File system setup should be as follows. Each of the first-order directory or file paths will be requested and saved by write_config
.
- dataPath - Directory within which CRDS data output by one or more Picarro instruments can be found. Contains:
- instrument folder - First-level subdirectory of dataPath, folder name should correspond to the instrument serial number, e.g., "hids1234". Coordinator output files for each run should be saved in this directory.
- runfiles folder - First-level subdirectory of each instrument folder.
- Folder name should be "runfiles".
- Folder should contain a .csv runfile for each run that holds the sample ID information.
- File naming convention is YYMMDD_JOBNUM1_JOBNUM2_..._HIDS1234.csv, where YYMMDD is the date on which the run was started and JOBNUM* is one or more job or batch IDs, also entered in the Identifier 2 field of the runfile, used to identify a group of samples for later retrieval or reporting.
- Runfile format is 4 columns with a header row: Tray, Vial, Description, Identifier 2. Tray is an integer value (usually 1, holdover from old autosampler systems and not used here). Vial is an integer value, usually 1 to n, indicating the sample's position within the run sequence. Description (character) is the sample ID, and Identifier 2 is the JOBNUM or other batch identifier (see above; see example file).
- refFile - .csv file containing information on the lab's primary (plrm) and secondary (slrm) reference materials and QC criteria used to calibrate and validate the analytical data. Two plrms are required and are used to calibrate measured values. One slrm is required and used to correct through-run drift and evaluate accuracy and precision. See example file for file format.
- ioPath - Directory within which summary and report files will be written and read. Two subdirectories are required, one optional:
- CRDS_liquidH2O folder - .html and .xlsx files recording the processing and results of data from individual runs will be saved to and read from this folder.

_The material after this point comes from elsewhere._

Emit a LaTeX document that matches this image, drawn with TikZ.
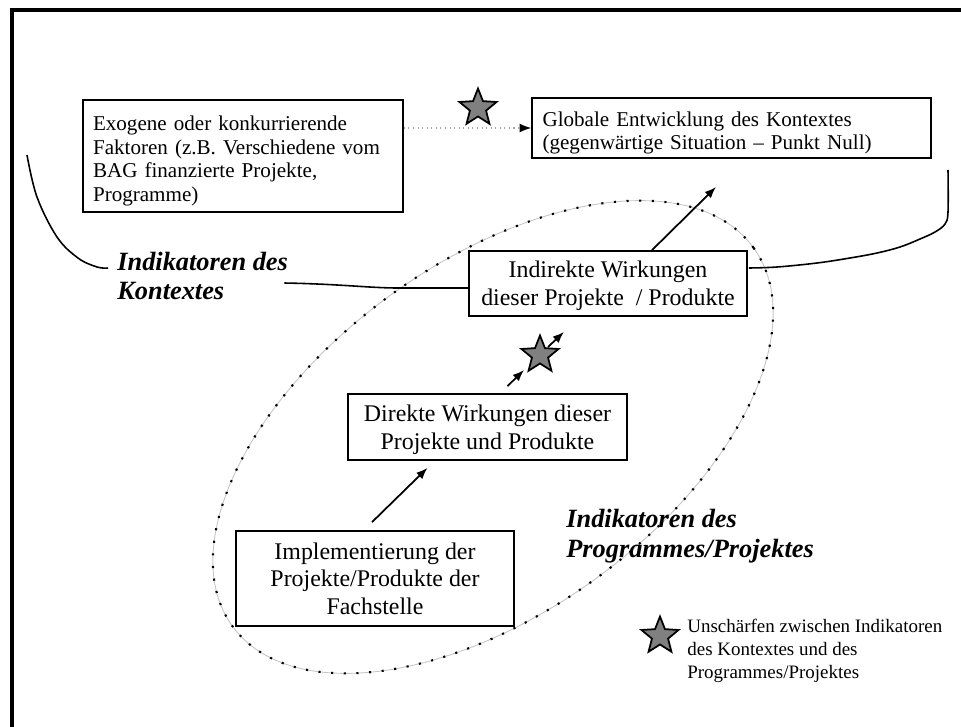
\documentclass[tikz,border=0pt]{standalone}
\usepackage{fontspec}
\setmainfont{Liberation Serif}
\usetikzlibrary{shapes.geometric,arrows.meta}
\definecolor{sterngrau}{RGB}{128,128,128}

\begin{document}
\begin{tikzpicture}[x=0.02cm,y=-0.02cm,
    box/.style={draw, line width=1pt, inner sep=0pt, align=center, text depth=0pt, font=\fontsize{13.6}{15.8}\selectfont},
    kleinbox/.style={draw, line width=1pt, inner sep=0pt, align=left, text height=14pt, font=\fontsize{12}{13.6}\selectfont},
    arr/.style={line width=1pt, -{Latex[length=6.5pt,width=5pt]}},
    sternchen/.style={star, star points=5, star point ratio=2.3, draw, line width=1pt, fill=sterngrau, minimum size=0.78cm, inner sep=0pt},
    klammer/.style={line width=0.9pt},
    indik/.style={font=\fontsize{15}{17}\selectfont\bfseries\itshape, align=left, inner sep=0pt}]

    \useasboundingbox (0,0) rectangle (961,727);
    \draw[line width=2pt] (12,727) -- (12,10) -- (961,10);

    % oval der Programm-Indikatoren
    \draw[gray!45, line width=0.5pt, rotate around={36:(493,437)}] (493,437) ellipse [x radius=322, y radius=175];
    \draw[line width=1.2pt, dash pattern=on 1.2pt off 6pt, rotate around={36:(493,437)}] (493,437) ellipse [x radius=322, y radius=175];

    \node[kleinbox, minimum width=6.4cm, minimum height=2.24cm, text width=6cm] (exogen) at (243,156) {Exogene oder konkurrierende\\Faktoren (z.B. Verschiedene vom\\BAG finanzierte Projekte,\\Programme)};
    \node[kleinbox, minimum width=7.98cm, minimum height=1.2cm, text width=7.56cm] (global) at (731.5,128) {Globale Entwicklung des Kontextes\\(gegenwärtige Situation -- Punkt Null)};

    \node[box, minimum width=5.56cm, minimum height=1.3cm] (indirekt) at (608,283.5) {Indirekte Wirkungen\\dieser Projekte\ \ / Produkte};
    \node[box, minimum width=5.58cm, minimum height=1.32cm] (direkt) at (487.5,427) {Direkte Wirkungen dieser\\Projekte und Produkte};
    \node[box, minimum width=5.56cm, minimum height=1.9cm] (impl) at (375,578.5) {Implementierung der\\Projekte/Produkte der\\Fachstelle};

    \node[sternchen] (sternoben) at (478,108) {};
    \node[sternchen] (sternmitte) at (540,355) {};
    \node[sternchen] (sternlegende) at (660,636) {};

    \node[indik, anchor=west] (ikontext) at (117,276) {Indikatoren des\\Kontextes};
    \node[indik, anchor=west] (iprogramm) at (566,536) {Indikatoren des\\Programmes/Projektes};
    \node[anchor=west, align=left, inner sep=0pt, font=\fontsize{10.8}{13.2}\selectfont] (legende) at (687,651) {Unschärfen zwischen Indikatoren\\des Kontextes und des\\Programmes/Projektes};

    % pfeile
    \draw[gray!70, dotted, line width=0.6pt, -{Latex[length=6.5pt,width=5pt,black]}] (exogen.east |- global.west) -- (global.west);
    \draw[arr] ([shift={(-3,-8)}]impl.north) -- ([shift={(-60,7)}]direkt.south);
    \draw[arr] ([shift={(20,-7)}]direkt.north) -- ([shift={(-16,15)}]sternmitte.center);
    \draw[arr] ([shift={(8,-8)}]sternmitte.center) -- ([shift={(-44,15)}]indirekt.south);
    \coordinate (globalziel) at (716,187);
    \draw[arr] ([shift={(44,0)}]indirekt.north) -- (globalziel);

    % klammer kontext
    \draw[klammer] plot[smooth, tension=0.6] coordinates {(27,155) (37,197) (57,237) (78,258) (97,267) (108,268)};
    \draw[klammer] ([shift={(-4,7)}]ikontext.east) .. controls (340,284) and (370,288) .. (398,288) -- ([shift={(0,4.5)}]indirekt.west);
    \draw[klammer] plot[smooth, tension=0.6] coordinates {([shift={(1,-15.5)}]indirekt.east) (777,267) (817,263) (850,258) (877,253) (900,247) (920,239) (935,232) (945,224) (948,212) (948,170)};

\end{tikzpicture}
\end{document}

- Data_reports folder - Formatted summary reports containing all results associated with a given job or project will be saved in subdirectories within this folder.
- NEON_shipping folder (optional) - Used by the SIRFER lab for sample ingest from NEON sites.

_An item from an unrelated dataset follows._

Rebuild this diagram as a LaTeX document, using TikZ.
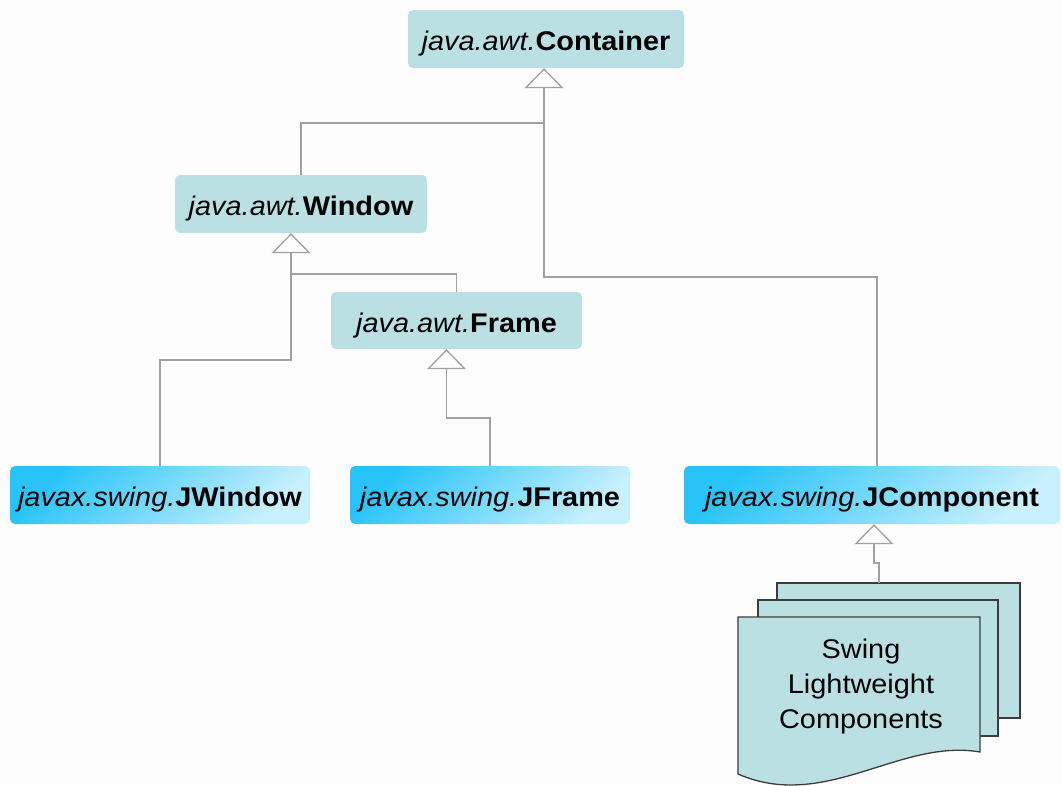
\documentclass[tikz,border=0pt]{standalone}
\usepackage{fontspec}
\setmainfont[FakeStretch=1.07]{Liberation Sans}
\usetikzlibrary{arrows.meta}
\definecolor{boxteal}{RGB}{187,224,228}
\definecolor{skydark}{RGB}{40,196,248}
\definecolor{skylight}{RGB}{200,240,255}
\definecolor{linkgray}{RGB}{160,160,160}
\definecolor{docedge}{RGB}{60,60,60}
\definecolor{bgcol}{RGB}{253,253,253}
\tikzset{
  classbox/.style={rounded corners=5pt, minimum height=58pt, inner sep=0pt,
    font=\fontsize{27}{32}\selectfont, text height=29pt, text depth=6pt},
  awtbox/.style={classbox, fill=boxteal},
  swingbox/.style={classbox, top color=skydark, bottom color=skylight, shading angle=45},
  link/.style={draw=linkgray, line width=1.3pt},
  inherit/.style={link, {Triangle[open, width=39pt, length=20pt]}-},
  docsheet/.style={fill=boxteal, draw=docedge, line width=1.3pt},
  doctext/.style={align=center, font=\fontsize{27}{35}\selectfont, inner sep=0pt}
}
\begin{document}
\begin{tikzpicture}[x=1pt, y=-1pt]
\useasboundingbox (0,0) rectangle (1062,785);
\fill[bgcol] (0,0) rectangle (1062,785);

% class boxes
\node[awtbox, minimum width=276pt] (cont) at (546,39) {\textit{java.awt.}\textbf{Container}};
\node[awtbox, minimum width=252pt] (win) at (301,204) {\textit{java.awt.}\textbf{Window}};
\node[awtbox, minimum width=251pt, minimum height=57pt] (frame) at (456.5,320.5) {\textit{java.awt.}\textbf{Frame}};
\node[swingbox, minimum width=300pt] (jwin) at (160,495) {\textit{javax.swing.}\textbf{JWindow}};
\node[swingbox, minimum width=280pt] (jframe) at (490,495) {\textit{javax.swing.}\textbf{JFrame}};
\node[swingbox, minimum width=376pt] (jcomp) at (872,495) {\textit{javax.swing.}\textbf{JComponent}};

% documents
\filldraw[docsheet] (777,583) rectangle (1020,718);
\filldraw[docsheet] (758,600) rectangle (998,736);
\filldraw[docsheet] (738,617) -- (980,617) -- (980,752)
  .. controls (900,738) and (825,812) .. (738,774) -- cycle;
\node[doctext] (docs) at (861,687) {Swing\\Lightweight\\Components};
\coordinate (docstop) at (879,583);

% junctions
\coordinate (jc) at (544,123);
\coordinate (jw) at (291,274);

% connectors
\draw[inherit] ([xshift=-2pt]cont.south) -- ([xshift=-2pt]cont.south |- 0,277) -| ([xshift=5pt]jcomp.north);
\draw[link] (win.north) |- (jc);
\draw[inherit] ([xshift=-10pt]win.south) -- ([xshift=-10pt]win.south |- 0,360) -| (jwin.north);
\draw[link] (jw) -| (frame.north);
\draw[inherit] ([xshift=-10pt]frame.south) -- ([xshift=-10pt]frame.south |- 0,418) -| (jframe.north);
\draw[inherit] ([xshift=2pt]jcomp.south) -- ([xshift=2pt]jcomp.south |- 0,563) -| (docstop);
\end{tikzpicture}
\end{document}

reduce("hids1234", "2022-01-01")
The high-level function reduce
processes and calibrates data from a CRDS run, generates two reports, and optionally exports the data to the Waterisotopes Database (if configured in write_config
, for authenticated users). The data reduction workflow is defined in a markdown file bundled with the package and follows these steps:
- The CRDS coordinator file and runfile for the instrument and date specified are identified and checked for consistency. Minor discrepancies (e.g., missing injections) are reported.

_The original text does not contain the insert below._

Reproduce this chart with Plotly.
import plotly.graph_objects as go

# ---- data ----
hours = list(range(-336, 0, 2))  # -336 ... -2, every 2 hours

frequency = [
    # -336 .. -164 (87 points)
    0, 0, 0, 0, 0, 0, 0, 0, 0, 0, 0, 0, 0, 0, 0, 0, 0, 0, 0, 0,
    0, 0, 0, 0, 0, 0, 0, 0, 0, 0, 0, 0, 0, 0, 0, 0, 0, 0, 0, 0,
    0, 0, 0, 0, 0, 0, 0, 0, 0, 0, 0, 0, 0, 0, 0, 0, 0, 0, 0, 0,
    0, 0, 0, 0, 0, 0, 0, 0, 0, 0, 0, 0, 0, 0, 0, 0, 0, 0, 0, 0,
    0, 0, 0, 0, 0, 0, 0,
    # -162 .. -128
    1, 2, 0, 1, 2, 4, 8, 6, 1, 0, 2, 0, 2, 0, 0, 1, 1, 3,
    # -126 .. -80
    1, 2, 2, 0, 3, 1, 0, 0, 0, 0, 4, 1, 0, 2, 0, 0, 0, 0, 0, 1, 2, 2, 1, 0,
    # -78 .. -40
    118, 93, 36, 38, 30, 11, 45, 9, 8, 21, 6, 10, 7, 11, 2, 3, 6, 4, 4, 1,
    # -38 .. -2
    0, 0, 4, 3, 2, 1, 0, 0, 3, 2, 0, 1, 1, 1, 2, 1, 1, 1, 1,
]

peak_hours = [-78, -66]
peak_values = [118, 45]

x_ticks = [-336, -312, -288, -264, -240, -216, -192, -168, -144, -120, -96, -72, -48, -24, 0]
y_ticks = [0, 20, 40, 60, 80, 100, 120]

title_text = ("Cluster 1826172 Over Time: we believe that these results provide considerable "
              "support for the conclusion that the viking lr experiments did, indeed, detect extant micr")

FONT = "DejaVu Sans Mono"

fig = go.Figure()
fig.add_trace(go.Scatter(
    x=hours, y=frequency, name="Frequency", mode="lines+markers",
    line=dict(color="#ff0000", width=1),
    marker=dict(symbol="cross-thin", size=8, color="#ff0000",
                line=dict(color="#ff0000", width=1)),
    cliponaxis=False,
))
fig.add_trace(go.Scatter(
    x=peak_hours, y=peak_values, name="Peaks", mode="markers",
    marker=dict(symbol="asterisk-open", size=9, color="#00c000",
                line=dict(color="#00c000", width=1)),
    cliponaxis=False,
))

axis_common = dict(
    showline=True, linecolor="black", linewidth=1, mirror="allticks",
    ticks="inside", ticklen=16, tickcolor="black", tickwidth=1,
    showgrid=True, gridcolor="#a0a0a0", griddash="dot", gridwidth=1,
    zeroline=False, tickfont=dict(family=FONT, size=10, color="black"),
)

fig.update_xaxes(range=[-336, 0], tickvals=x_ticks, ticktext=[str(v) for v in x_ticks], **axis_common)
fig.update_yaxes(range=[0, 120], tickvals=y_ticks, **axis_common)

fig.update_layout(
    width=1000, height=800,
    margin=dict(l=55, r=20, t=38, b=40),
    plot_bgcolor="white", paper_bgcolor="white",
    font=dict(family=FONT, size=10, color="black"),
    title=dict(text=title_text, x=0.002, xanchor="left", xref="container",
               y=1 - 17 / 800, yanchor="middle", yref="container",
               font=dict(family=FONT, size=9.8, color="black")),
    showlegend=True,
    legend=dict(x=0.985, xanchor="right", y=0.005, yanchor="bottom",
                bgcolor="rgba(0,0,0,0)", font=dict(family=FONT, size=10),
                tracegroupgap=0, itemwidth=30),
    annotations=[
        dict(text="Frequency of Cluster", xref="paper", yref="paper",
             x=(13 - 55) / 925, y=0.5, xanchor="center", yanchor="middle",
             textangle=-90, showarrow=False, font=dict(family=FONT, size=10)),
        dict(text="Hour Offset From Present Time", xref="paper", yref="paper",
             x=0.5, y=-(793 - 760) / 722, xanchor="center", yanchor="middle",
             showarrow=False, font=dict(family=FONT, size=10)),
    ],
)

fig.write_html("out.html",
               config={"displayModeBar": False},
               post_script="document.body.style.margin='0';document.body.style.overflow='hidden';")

- Iteratively execute the Memory-Drift-Outlier cycle until no outlier data are detected.
- Fit memory correction parameters. Each injection's measured value is modeled as a weighted average of the true value for the current sample and the measured values of the previous 8 injections. These weights are the memory correction parameters, and are fit using numerical optimization to minimize the variance of replicate injections for samples and standards.
- Apply memory correction to all injections.
- Average the replicate injections for each sample or standard.
- Fit a smoothing spline to the averaged slrm values to model instrumental drift throughout the run. Degrees of freedom = ceiling(n/2), where n is the number of slrm measurements. For n < 4 no curve is fit. Drift corrections are plotted in the .html report.
- Apply drift correction to all measurements.
- Conduct outlier detection. Outliers are identified if either the H or O value of an injection is more than 3.5 σ from the mean value for that sample, where σ is calculated from all injections centered on their sample or standard means.
- If one or more outlier injections are identified, mark the injection with the highest Z-score for each isotope system (i.e., up to 2 injections per iteration) as an outlier to be excluded from further analyses and repeat the MDO operations. Outlier identification plots are printed in the .html report.
- Calibrate all data using the known and measured plrm values. 1,000 calibrated values are generated for each sample or slrm and are used to obtain a mean and uncertainty (1 σ) for that sample/slrm. For each iteration values are drawn at random from univariate normal distributions for:
- the measured sample or slrm value (distribution defined by the mean and standard deviation of the replicate injections),
- the measured plrm value (distribution defined by the mean and standard deviation of the replicate injections), and
- the calibrated known plrm value (mean and standard deviation determined during plrm calibration and reported in refFile).
- Evaluate data reduction metrics and sample uncertainty against QC criteria documented in refFile, and set an "ignore" flag for either all samples or individual samples if the data reduction metrics or sample uncertainty (respectively) don't meet those criteria.
- Print a cross-plot of sample H and O isotope values, QC summary table, and sample value table to the .html data reduction report.
- Save data reduction results and information in an .xlsx file.
- Export data reduction results and corrected/calibrated data to the Waterisotopes Database, if configured.
report("22-060")
This high-level function can be used to generate a data report containing results for samples associated with a given JOBNUM (or any secondary ID) and analyzed in one or more CRDS runs. Reports are saved in one of several formats (see help page), and the processing steps vary with format. In general, data associated with the job are identified, retrieved, and compiled, possibly along with reference material or QC data associated with the runs in which the samples were analyzed. These are then formatted and written to .xlsx or .csv files.
All versions of the report
currently require an authenticated connection to the Waterisotopes Database; future versions of the package will support report generation from the .xlsx data reduction reports without a database connection.